Actor Sean Penn with an e-cigarette at the Clinton Global Initiative in New York in September.
When Paco Torres feels the need for a cigarette he no longer fills his small sitting room with unpleasant smoke. He hasn’t kicked the habit altogether but he has swapped some of his traditional cigarettes for an electronic one.
A retired Telefónica worker, Paco has been smoking all his adult life. He admits that his e-cigarette, a recent birthday present, satisfies his craving for nicotine but is no match for a ‘Winston’, his favourite brand.
“It can’t replace the pleasure of smoking a real cigarette after a meal,” he says.
His family-imposed alternative is a tube filled with a liquid that contains nicotine, propylene glycol and other chemicals.
He settled for the basic package but had he wanted he could have chosen a fancy flavour: strawberry, mint or even bubble gum, with or without nicotine. And had Paco been more concerned about aesthetics he could have picked a model that resembled an elegant fountain pen in the colour of his choice, and his family could have spent anything from 20 to several hundred euros.
As it stands, his basic ‘Winston’ imitation never leaves the house. “It’s too heavy,” he says.
Battery-operated cigarettes that produce vapour instead of smoke have been on the market for a decade, but in recent months specialist stores have been popping up in high streets and shopping centres all over Spain.
The e-cigarettes have been marketed as a way of beating smoking bans in bars, restaurants and even public transport or hospitals.
Authorities have suddenly found themselves faced with a legal grey area. Cataluña and Andalucía have announced plans recently to ban e-cigarettes in public buildings.
Joaquín Gómez, a civil servant in his forties, is another longtime smoker who has partially switched to ‘vaping’. He says there is little evidence of the trend becoming a problem. Indeed, e-cigarette users, or ‘vapers’, are being more discreet than expected.
“When I’m in bars I don’t see them,” he says. “We go outside to ‘vape’ as we would to smoke. The vapour doesn’t smell unpleasant, but you do notice it.”
To be able to pass the appropriate legislation, the authorities need answers that as yet no one has been able to provide.
According to the sales pitch, electronic cigarettes are not harmful to your, or other people’s health and they can help to give up smoking. Doctors may disagree, but so far there are no official studies to prove or disprove these claims.

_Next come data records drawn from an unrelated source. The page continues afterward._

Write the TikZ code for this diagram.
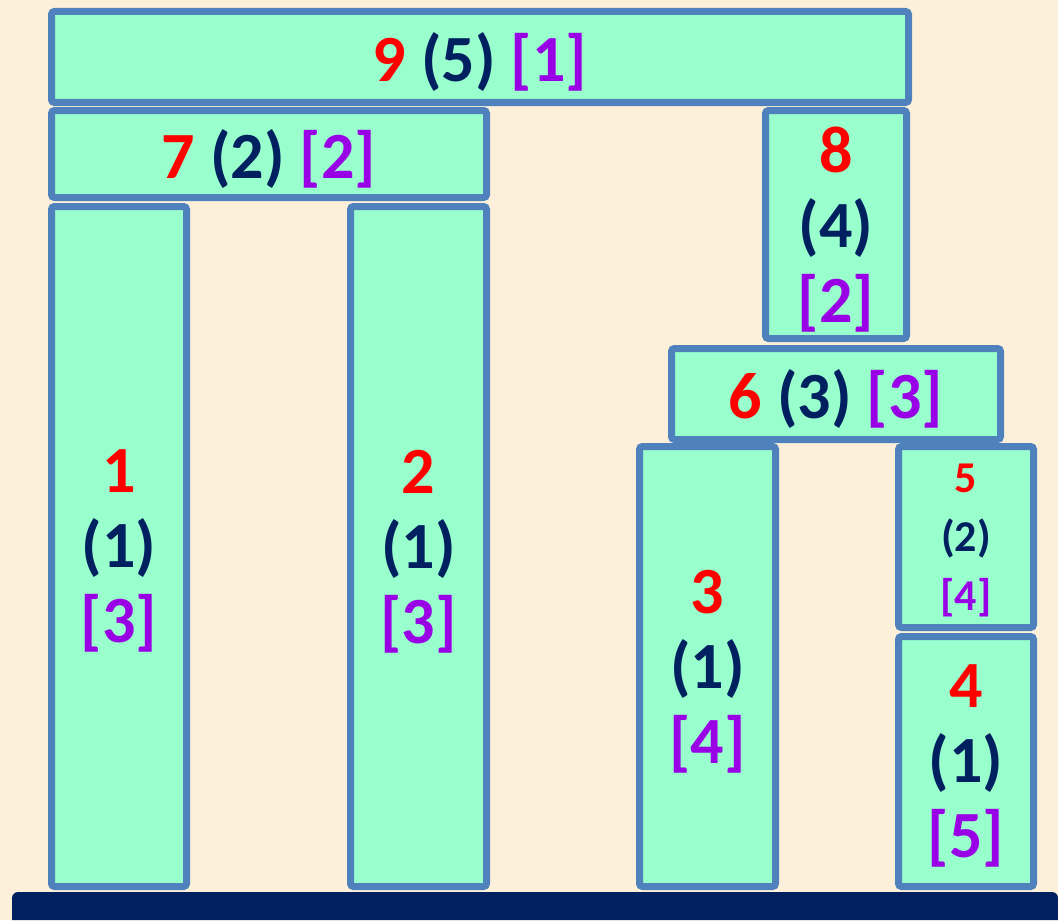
\documentclass[tikz,border=0pt]{standalone}
\usepackage{fontspec}
\setmainfont{Carlito}
\usetikzlibrary{shadows}
\definecolor{bgcream}{RGB}{252,240,218}
\definecolor{boxfill}{RGB}{153,255,204}
\definecolor{boxedge}{RGB}{79,129,189}
\definecolor{idred}{RGB}{255,0,0}
\definecolor{sizenavy}{RGB}{0,32,96}
\definecolor{rankviolet}{RGB}{153,0,230}
\newcommand{\trio}[3]{\textcolor{idred}{#1} \textcolor{sizenavy}{(#2)} \textcolor{rankviolet}{[#3]}}
\newcommand{\vtrio}[3]{\textcolor{idred}{#1}\\\textcolor{sizenavy}{(#2)}\\\textcolor{rankviolet}{[#3]}}
\tikzset{
  block/.style={draw=boxedge,fill=boxfill,line width=3.5pt,rounded corners=1.5pt,
    inner sep=0pt,align=center,text depth=0pt,font=\bfseries\fontsize{33}{37.5}\selectfont,
    drop shadow={opacity=0.25,shadow xshift=0.8pt,shadow yshift=-0.8pt}},
  smallblock/.style={block,font=\bfseries\fontsize{22}{29.5}\selectfont}
}
\begin{document}
\begin{tikzpicture}[x=0.5pt,y=-0.5pt]
  \fill[bgcream] (0,0) rectangle (1058,920);
  \useasboundingbox (0,0) rectangle (1058,920);
  % base
  \fill[sizenavy] (12,920) {[rounded corners=3pt] -- (12,892) -- (1058,892)} -- (1058,920) -- cycle;
  % blocks
  \node[block,minimum width=428.5pt,minimum height=45.5pt] (n9) at (480,57) {\trio{9}{5}{1}};
  \node[block,minimum width=217.5pt,minimum height=43.5pt] (n7) at (269,154) {\trio{7}{2}{2}};
  \node[block,minimum width=67.5pt,minimum height=340pt] (n1) at (119,546.5) {\vtrio{1}{1}{3}};
  \node[block,minimum width=68pt,minimum height=340pt] (n2) at (418.5,546.5) {\vtrio{2}{1}{3}};
  \node[block,minimum width=70.5pt,minimum height=114pt] (n8) at (836,224.5) {\vtrio{8}{4}{2}};
  \node[block,minimum width=164.5pt,minimum height=45.5pt] (n6) at (836,394) {\trio{6}{3}{3}};
  \node[block,minimum width=68pt,minimum height=220pt] (n3) at (707.5,666.5) {\vtrio{3}{1}{4}};
  \node[smallblock,minimum width=67.5pt,minimum height=90.5pt] (n5) at (966,537) {\vtrio{5}{2}{4}};
  \node[block,minimum width=67.5pt,minimum height=125pt] (n4) at (966,761.5) {\vtrio{4}{1}{5}};
\end{tikzpicture}
\end{document}
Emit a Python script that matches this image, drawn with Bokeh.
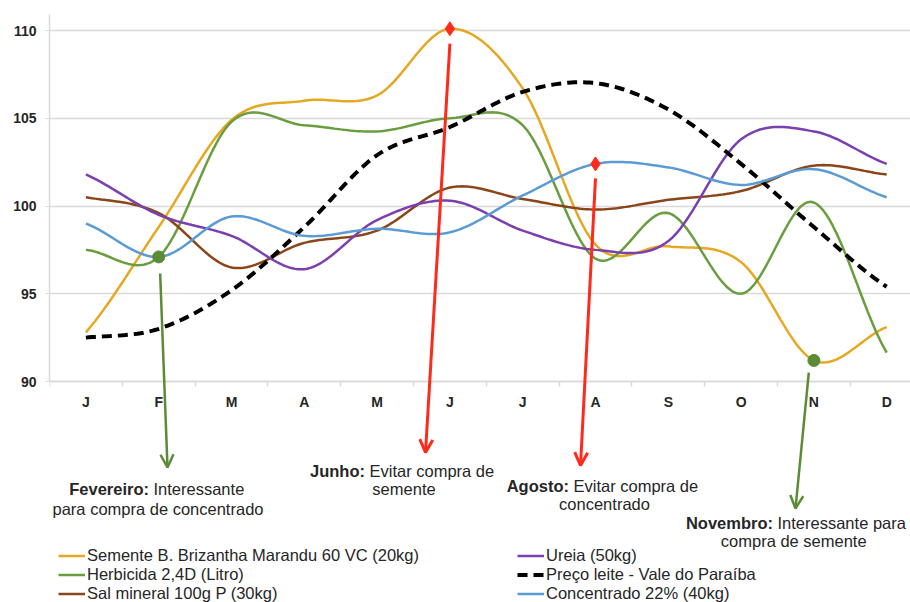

The World Health Organization (WHO) stresses that while health risks remain undetermined “consumers should be strongly advised not to use any of these products”.
Rather than an aid for giving up, the Spanish Cancer Association (AECC) sees electronic cigarettes as a step backwards.
“If people start using electronic cigarettes they will get used to having a substitute in places where they learned how to live without smoking,” says the association’s website.
Both Paco and Joaquín are clear that their “vapes” are not a first step towards giving up smoking altogether. They enjoy lighting up after dinner far too much.